Written request:
Write out exactly, please, every line from the beginning of the entries to the line holding "const zLimits = [-6.03, 6.0];", and no pictures.

Supplied data:
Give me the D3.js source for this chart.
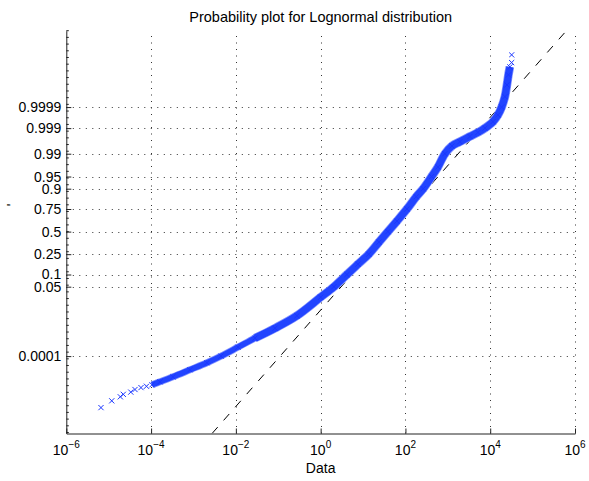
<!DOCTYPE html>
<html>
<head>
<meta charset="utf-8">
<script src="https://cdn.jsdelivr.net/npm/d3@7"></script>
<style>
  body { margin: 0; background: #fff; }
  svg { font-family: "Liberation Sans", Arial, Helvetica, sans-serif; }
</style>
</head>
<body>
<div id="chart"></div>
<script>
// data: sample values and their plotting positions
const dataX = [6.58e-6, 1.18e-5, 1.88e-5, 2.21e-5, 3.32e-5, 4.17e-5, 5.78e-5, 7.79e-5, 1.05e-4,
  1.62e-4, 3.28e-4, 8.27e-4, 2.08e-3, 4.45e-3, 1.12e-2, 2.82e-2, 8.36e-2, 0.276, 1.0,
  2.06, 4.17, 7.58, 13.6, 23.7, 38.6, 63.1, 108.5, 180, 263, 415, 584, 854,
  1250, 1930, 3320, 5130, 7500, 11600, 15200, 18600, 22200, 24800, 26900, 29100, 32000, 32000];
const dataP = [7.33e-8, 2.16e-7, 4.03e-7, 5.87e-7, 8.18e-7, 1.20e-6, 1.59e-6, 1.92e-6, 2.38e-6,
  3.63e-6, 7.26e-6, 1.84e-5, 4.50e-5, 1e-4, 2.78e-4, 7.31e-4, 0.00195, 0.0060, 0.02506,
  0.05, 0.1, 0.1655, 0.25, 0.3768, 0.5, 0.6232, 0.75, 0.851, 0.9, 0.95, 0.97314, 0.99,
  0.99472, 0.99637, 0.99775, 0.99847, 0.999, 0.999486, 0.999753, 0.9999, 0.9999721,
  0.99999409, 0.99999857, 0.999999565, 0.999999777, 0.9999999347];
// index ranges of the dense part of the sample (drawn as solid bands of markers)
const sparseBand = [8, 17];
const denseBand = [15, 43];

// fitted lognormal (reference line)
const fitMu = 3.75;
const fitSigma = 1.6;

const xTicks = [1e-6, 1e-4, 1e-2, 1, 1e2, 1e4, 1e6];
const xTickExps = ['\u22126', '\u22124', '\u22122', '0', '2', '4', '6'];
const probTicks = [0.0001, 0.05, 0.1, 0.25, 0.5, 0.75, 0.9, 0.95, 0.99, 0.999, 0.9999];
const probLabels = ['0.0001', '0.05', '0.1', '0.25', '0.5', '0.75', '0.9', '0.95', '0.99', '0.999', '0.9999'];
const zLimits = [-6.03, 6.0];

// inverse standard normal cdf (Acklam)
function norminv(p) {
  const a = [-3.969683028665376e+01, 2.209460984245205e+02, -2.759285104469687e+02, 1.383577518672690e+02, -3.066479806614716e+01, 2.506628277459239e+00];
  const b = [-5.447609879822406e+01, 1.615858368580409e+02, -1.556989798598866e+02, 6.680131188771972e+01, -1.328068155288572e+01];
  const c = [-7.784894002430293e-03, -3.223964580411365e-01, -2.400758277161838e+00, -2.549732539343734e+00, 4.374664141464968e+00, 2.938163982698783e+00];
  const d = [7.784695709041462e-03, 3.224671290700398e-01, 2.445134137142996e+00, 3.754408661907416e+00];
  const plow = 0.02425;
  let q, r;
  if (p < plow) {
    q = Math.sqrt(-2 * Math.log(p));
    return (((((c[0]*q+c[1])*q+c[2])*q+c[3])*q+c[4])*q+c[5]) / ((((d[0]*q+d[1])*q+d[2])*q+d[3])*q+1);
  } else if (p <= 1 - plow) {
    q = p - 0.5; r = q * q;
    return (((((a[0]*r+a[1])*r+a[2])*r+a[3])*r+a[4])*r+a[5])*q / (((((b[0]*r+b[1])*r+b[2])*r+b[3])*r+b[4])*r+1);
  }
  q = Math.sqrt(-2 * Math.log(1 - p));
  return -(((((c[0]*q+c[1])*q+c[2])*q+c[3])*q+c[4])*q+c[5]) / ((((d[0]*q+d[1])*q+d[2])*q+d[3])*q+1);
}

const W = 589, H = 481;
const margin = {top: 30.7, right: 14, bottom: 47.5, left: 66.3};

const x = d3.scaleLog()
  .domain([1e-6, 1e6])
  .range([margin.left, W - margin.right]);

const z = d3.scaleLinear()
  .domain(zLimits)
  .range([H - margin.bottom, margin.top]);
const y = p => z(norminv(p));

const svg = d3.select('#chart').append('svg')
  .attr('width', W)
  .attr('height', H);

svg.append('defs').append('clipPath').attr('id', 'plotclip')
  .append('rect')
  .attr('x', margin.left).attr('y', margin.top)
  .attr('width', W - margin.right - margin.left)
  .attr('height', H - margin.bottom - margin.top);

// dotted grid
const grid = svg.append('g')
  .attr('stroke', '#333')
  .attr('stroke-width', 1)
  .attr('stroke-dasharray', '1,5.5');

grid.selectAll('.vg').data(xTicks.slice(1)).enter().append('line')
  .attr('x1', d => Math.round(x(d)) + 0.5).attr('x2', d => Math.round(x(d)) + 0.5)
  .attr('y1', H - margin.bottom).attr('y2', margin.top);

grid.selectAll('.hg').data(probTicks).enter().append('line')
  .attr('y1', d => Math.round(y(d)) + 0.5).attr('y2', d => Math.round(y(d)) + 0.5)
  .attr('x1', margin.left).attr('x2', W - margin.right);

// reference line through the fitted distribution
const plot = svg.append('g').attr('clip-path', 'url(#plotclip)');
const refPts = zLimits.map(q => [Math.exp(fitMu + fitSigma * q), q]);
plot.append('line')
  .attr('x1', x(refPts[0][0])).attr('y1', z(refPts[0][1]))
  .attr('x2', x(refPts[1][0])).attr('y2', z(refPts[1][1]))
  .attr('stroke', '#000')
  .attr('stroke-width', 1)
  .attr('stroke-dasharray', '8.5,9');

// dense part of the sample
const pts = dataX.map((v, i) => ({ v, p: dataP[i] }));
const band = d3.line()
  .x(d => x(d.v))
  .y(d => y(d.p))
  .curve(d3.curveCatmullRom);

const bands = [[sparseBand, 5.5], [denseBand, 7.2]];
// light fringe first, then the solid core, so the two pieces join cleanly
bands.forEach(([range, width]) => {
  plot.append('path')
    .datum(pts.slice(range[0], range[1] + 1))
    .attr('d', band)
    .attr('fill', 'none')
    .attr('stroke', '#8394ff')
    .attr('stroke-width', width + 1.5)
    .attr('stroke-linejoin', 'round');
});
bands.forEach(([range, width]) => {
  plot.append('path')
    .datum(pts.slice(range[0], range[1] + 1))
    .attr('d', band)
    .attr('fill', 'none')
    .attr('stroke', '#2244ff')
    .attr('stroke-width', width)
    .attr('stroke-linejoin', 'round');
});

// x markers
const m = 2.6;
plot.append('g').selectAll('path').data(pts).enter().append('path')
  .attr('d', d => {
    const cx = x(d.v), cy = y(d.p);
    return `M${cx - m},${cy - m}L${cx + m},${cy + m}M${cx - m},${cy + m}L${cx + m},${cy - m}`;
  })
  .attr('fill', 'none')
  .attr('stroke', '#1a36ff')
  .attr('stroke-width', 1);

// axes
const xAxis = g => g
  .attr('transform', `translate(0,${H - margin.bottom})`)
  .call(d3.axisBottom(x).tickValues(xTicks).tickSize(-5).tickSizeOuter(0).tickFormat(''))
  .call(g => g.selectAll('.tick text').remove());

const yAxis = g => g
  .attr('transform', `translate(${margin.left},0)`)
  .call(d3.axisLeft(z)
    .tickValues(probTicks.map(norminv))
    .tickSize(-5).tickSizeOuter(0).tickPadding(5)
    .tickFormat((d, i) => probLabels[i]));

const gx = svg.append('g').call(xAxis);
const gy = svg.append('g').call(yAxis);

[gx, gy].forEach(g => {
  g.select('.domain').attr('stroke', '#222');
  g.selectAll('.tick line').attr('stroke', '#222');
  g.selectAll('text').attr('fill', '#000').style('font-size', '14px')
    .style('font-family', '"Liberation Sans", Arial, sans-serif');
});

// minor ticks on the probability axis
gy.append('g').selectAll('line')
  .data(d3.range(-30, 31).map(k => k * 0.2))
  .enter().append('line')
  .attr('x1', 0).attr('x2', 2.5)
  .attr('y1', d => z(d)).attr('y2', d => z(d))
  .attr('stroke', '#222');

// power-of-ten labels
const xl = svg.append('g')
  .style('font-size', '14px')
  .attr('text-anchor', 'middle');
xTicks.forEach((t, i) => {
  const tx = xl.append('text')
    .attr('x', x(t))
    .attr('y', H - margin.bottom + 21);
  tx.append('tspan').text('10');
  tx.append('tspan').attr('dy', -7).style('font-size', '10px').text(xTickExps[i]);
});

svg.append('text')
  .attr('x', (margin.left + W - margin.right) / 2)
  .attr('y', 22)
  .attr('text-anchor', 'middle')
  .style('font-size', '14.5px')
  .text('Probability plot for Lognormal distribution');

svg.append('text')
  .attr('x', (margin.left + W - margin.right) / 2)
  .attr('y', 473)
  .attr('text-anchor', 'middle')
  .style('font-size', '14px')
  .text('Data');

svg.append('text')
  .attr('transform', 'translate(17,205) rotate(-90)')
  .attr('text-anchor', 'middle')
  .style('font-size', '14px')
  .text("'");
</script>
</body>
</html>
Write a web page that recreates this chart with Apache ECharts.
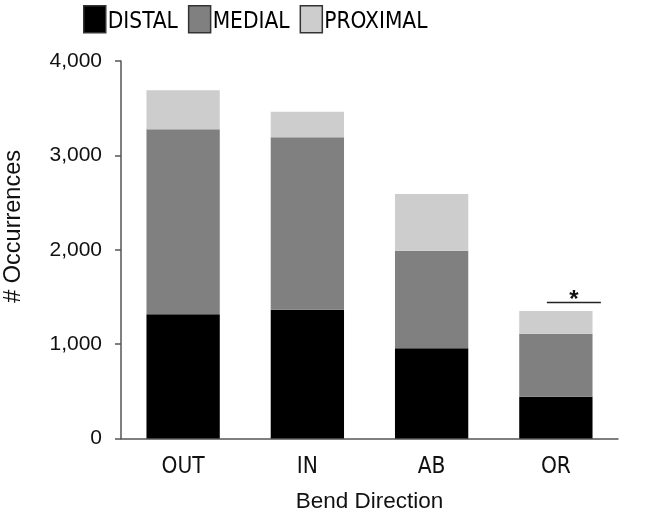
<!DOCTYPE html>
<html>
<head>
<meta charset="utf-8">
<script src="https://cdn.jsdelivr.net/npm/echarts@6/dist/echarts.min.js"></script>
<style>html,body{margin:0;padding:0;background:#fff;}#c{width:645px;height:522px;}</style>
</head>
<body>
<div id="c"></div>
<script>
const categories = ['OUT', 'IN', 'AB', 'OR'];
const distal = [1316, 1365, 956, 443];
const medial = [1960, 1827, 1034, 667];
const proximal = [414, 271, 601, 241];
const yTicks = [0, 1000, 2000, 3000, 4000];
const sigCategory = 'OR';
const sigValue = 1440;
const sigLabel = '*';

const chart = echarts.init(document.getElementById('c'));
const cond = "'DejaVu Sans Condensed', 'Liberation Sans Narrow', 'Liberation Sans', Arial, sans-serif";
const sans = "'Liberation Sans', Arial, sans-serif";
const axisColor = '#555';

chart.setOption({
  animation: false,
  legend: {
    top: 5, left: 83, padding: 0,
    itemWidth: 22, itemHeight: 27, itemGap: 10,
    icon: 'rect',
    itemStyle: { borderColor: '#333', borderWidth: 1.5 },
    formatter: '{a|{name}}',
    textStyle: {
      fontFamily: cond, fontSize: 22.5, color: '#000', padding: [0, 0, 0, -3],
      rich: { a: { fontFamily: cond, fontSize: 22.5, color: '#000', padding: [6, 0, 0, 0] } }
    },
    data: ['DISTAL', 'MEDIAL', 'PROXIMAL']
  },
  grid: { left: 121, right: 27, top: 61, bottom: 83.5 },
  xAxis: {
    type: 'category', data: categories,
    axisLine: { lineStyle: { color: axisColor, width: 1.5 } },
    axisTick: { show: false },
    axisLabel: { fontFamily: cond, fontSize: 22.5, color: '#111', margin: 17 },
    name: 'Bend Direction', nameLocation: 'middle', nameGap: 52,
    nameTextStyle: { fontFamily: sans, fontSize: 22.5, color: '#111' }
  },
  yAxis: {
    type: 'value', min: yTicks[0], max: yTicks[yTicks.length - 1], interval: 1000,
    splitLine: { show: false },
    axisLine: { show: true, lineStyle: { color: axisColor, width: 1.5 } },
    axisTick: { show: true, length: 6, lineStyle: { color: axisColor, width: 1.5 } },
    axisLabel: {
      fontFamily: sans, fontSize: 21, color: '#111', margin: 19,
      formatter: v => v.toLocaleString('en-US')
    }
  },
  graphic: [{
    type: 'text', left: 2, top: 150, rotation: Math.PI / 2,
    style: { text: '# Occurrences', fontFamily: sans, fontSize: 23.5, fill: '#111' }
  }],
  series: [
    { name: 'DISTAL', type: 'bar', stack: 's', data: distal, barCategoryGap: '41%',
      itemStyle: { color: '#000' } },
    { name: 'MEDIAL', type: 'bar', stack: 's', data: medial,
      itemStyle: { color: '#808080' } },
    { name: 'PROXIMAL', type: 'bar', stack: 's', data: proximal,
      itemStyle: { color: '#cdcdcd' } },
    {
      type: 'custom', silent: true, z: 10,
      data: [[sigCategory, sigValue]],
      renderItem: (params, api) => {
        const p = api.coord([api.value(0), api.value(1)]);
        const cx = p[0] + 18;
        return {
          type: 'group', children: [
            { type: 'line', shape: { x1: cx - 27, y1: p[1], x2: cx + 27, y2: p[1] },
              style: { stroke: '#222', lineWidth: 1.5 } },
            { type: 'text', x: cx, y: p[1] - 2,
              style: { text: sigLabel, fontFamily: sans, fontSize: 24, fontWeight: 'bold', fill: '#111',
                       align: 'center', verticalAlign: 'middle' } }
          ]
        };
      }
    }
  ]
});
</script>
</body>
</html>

Exercise answer:
Give me the D3.js source for this chart.
<!DOCTYPE html>
<html>
<head>
<meta charset="utf-8">
<script src="https://cdn.jsdelivr.net/npm/d3@7"></script>
<style>
  body { margin: 0; background: #fff; }
  svg { font-family: "Liberation Sans", Arial, Helvetica, sans-serif; }
</style>
</head>
<body>
<div id="chart"></div>
<script>
// data: sample values and their plotting positions
const dataX = [6.58e-6, 1.18e-5, 1.88e-5, 2.21e-5, 3.32e-5, 4.17e-5, 5.78e-5, 7.79e-5, 1.05e-4,
  1.62e-4, 3.28e-4, 8.27e-4, 2.08e-3, 4.45e-3, 1.12e-2, 2.82e-2, 8.36e-2, 0.276, 1.0,
  2.06, 4.17, 7.58, 13.6, 23.7, 38.6, 63.1, 108.5, 180, 263, 415, 584, 854,
  1250, 1930, 3320, 5130, 7500, 11600, 15200, 18600, 22200, 24800, 26900, 29100, 32000, 32000];
const dataP = [7.33e-8, 2.16e-7, 4.03e-7, 5.87e-7, 8.18e-7, 1.20e-6, 1.59e-6, 1.92e-6, 2.38e-6,
  3.63e-6, 7.26e-6, 1.84e-5, 4.50e-5, 1e-4, 2.78e-4, 7.31e-4, 0.00195, 0.0060, 0.02506,
  0.05, 0.1, 0.1655, 0.25, 0.3768, 0.5, 0.6232, 0.75, 0.851, 0.9, 0.95, 0.97314, 0.99,
  0.99472, 0.99637, 0.99775, 0.99847, 0.999, 0.999486, 0.999753, 0.9999, 0.9999721,
  0.99999409, 0.99999857, 0.999999565, 0.999999777, 0.9999999347];
// index ranges of the dense part of the sample (drawn as solid bands of markers)
const sparseBand = [8, 17];
const denseBand = [15, 43];

// fitted lognormal (reference line)
const fitMu = 3.75;
const fitSigma = 1.6;

const xTicks = [1e-6, 1e-4, 1e-2, 1, 1e2, 1e4, 1e6];
const xTickExps = ['\u22126', '\u22124', '\u22122', '0', '2', '4', '6'];
const probTicks = [0.0001, 0.05, 0.1, 0.25, 0.5, 0.75, 0.9, 0.95, 0.99, 0.999, 0.9999];
const probLabels = ['0.0001', '0.05', '0.1', '0.25', '0.5', '0.75', '0.9', '0.95', '0.99', '0.999', '0.9999'];
const zLimits = [-6.03, 6.0];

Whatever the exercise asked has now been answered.